Ephemeral as the default in digital

Those who were over 30 years old in 2013 have probably never used or even understand Snapchat.

Today, however, we all feel the influence of the ephemeral messaging app. Stories, Snapchat’s legacy to humanity, reject a maxim of the commercial internet: that all data must be kept forever.

The ephemeral in digital is an unintuitive concept. With storage prices falling and the promises of new technologies capable of extracting insights from large volumes of data — big data, machine learning, LLMs! —, turning your back on data becomes an almost subversive attitude.

Maybe it’s. If it’s… so what? It’s also liberating. And it can be economical. There are advantages to not being a digital hoarder.

It took a while for other companies and apps to embrace the ephemerality as the standard, that concept brought by Snapchat.

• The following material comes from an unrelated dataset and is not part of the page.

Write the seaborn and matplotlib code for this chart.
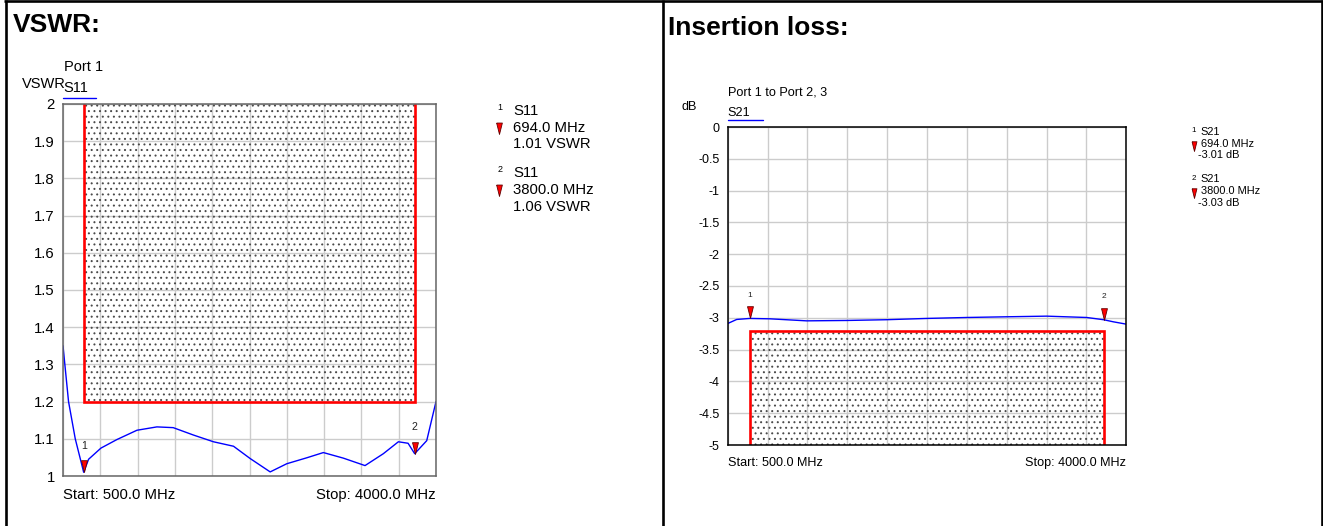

In the main messaging apps outside the US — WhatsApp, Signal, Telegram — you can set a default duration for messages in a conversation. Put another way, the default is that messages are temporary, that they automatically disappear after a few days, weeks or months.

In the field of privacy, the two largest digital advertising companies, Google and Meta, instrumentalized the ephemeral to placate criticism of their business model of aggressive data collection to target ads.

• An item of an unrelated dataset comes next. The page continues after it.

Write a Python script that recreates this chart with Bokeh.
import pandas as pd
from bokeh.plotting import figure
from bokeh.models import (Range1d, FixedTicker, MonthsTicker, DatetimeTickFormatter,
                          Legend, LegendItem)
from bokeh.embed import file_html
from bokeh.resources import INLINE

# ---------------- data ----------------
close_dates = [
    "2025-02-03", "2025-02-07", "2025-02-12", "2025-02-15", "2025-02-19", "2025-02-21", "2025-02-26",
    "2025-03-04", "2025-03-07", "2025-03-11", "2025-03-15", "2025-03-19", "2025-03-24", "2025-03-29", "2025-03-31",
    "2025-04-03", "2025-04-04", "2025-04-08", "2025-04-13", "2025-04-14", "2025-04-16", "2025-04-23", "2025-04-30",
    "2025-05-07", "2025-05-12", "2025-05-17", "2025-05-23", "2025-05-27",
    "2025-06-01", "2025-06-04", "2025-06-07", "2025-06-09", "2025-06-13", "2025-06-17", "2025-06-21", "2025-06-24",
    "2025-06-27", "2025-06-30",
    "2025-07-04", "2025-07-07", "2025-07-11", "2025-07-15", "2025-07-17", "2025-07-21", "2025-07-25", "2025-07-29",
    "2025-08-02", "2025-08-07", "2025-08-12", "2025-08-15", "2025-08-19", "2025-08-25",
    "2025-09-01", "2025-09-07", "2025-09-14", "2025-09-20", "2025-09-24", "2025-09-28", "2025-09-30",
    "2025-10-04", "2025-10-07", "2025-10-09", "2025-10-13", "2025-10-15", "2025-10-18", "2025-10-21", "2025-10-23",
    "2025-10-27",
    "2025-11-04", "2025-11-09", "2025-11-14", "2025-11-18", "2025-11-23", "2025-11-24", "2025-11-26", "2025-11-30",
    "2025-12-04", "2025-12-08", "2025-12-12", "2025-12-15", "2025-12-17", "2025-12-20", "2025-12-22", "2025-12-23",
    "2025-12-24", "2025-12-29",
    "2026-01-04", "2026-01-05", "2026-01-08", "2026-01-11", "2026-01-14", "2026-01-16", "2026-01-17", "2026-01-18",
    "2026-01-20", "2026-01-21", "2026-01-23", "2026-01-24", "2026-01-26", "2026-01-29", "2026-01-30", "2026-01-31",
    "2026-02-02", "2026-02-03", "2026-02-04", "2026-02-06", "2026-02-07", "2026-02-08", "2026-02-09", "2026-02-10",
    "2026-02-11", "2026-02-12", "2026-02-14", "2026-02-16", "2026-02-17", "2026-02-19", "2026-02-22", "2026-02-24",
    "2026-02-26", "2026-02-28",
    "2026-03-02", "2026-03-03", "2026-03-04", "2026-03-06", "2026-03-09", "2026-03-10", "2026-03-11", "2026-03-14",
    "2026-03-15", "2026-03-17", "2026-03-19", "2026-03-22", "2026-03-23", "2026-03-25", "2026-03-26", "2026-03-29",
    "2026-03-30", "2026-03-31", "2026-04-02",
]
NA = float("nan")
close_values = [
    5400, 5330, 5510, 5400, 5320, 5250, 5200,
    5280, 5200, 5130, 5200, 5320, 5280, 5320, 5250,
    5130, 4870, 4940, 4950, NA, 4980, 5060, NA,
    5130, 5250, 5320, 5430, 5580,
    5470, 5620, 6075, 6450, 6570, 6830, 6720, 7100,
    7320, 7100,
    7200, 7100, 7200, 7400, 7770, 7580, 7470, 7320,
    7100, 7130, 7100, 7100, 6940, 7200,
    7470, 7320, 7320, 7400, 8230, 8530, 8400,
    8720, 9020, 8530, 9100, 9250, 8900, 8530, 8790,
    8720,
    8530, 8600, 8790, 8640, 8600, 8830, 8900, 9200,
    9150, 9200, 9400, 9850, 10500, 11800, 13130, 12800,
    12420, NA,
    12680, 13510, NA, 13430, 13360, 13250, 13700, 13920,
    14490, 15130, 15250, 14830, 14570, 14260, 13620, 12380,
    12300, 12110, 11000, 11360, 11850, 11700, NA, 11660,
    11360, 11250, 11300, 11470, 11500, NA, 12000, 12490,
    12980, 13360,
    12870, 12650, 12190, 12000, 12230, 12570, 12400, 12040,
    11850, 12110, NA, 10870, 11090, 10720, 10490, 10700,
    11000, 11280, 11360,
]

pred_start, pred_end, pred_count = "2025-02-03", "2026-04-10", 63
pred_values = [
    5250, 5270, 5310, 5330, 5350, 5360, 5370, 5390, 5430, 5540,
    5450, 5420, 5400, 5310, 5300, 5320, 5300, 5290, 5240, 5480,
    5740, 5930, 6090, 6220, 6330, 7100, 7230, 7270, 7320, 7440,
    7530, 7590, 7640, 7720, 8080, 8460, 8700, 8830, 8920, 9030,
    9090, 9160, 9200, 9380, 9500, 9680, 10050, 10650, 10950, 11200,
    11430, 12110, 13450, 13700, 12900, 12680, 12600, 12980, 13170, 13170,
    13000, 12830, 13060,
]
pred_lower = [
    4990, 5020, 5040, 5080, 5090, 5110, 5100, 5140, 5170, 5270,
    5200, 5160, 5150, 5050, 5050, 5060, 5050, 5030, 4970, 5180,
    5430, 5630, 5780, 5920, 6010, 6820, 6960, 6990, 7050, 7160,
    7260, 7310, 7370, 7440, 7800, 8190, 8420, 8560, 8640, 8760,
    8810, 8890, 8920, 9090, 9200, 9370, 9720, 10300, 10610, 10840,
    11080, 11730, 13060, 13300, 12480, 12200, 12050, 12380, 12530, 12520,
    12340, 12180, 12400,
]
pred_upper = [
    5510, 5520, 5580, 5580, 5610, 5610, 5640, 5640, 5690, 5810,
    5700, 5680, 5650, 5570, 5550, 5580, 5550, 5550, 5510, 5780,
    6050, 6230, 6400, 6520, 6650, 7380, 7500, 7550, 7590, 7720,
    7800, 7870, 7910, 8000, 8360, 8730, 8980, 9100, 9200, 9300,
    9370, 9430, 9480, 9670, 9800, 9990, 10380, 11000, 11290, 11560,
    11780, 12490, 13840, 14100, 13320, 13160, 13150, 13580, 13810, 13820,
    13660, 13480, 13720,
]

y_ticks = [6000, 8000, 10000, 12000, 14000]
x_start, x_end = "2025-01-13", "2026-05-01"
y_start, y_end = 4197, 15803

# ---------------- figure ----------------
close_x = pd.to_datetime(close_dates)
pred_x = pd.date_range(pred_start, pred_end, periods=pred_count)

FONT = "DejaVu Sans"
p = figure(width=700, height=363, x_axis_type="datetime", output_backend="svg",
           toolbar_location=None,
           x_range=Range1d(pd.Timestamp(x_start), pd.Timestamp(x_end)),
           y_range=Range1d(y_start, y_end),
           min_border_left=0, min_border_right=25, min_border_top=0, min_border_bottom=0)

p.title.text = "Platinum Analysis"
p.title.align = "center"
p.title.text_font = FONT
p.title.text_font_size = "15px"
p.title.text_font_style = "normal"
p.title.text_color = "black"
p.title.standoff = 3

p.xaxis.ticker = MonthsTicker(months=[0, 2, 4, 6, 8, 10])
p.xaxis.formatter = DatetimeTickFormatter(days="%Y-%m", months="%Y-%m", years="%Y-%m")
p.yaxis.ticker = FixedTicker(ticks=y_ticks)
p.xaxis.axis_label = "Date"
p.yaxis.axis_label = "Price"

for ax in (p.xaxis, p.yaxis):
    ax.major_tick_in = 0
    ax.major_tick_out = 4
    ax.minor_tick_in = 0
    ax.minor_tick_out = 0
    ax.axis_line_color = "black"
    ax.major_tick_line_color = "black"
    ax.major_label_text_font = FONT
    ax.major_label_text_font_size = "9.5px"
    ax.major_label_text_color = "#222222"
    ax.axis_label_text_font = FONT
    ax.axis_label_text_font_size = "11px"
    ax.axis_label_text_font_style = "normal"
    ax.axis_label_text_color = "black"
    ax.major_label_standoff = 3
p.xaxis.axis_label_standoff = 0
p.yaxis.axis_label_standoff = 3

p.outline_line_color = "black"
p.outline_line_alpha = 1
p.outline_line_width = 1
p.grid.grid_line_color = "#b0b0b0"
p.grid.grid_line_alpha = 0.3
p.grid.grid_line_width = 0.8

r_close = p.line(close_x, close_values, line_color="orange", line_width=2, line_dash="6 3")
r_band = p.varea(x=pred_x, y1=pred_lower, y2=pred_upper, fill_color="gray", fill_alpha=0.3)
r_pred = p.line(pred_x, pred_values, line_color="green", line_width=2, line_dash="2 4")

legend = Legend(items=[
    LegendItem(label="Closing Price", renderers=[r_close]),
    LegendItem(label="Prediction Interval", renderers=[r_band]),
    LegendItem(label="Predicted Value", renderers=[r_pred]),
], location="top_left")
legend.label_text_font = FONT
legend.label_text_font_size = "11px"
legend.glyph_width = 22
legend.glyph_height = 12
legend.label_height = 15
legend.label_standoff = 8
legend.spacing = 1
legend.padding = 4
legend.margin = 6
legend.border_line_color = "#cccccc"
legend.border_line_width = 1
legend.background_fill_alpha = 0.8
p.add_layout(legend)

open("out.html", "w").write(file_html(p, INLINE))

It’s been a while that it’s possible to turn off or set an automatic deletion period for some types of data that both companies collect, store and use to show us ads.

I always suspect the intentions of Google and Meta. It’s likely that that feature has only been released because old data is no longer valuable in their modern digital advertising systems. Still, it’s a good change!

I propose we go further.

In 2004, Google launched Gmail with a challenge: that no one would ever need to delete an email due to lack of storage.

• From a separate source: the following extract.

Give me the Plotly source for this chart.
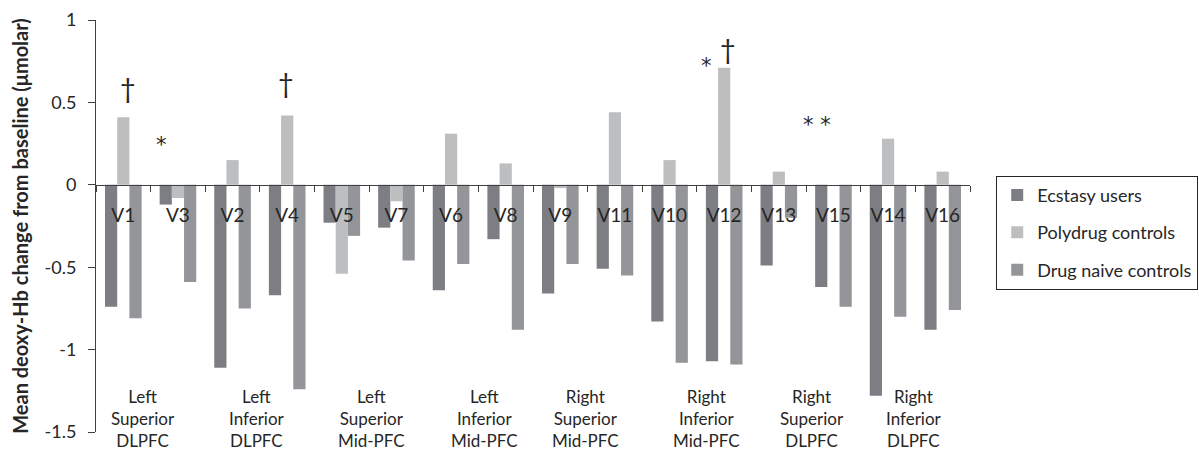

When I open my email settings (which is not Gmail), I see ~100k messages sitting there. It’s a lot, and much of it, I’m sure, dispensable.

What if the email was ephemeral by default? If archived messages were automatically deleted after… say, a year?

The original promise of Gmail was broken. Coincidence or not, in 2019 many users began to hit the 15 GB ceiling that Google gives to free accounts. From there, just paying a monthly fee would enable someone to continue ignoring the email delete button.

Self-deleting emails would save us from this hassle, keeping the storage occupied by messages under control.

That goes for everything. Subscriptions to cloud storage services — Google Drive, iCloud, OneDrive, Dropbox — are, for many, almost mandatory at this point. Do we need so much space for so many files that we will never open again?

What I propose is not an absolute change, but a new default procedure. Of course, there are files that need to be preserved, whether for affective, historical, professional or legal reasons.

But these files, which need to be preserved, are exceptions. Or they should be. Instead of saving everything, the new default would be to delete everything except what matters.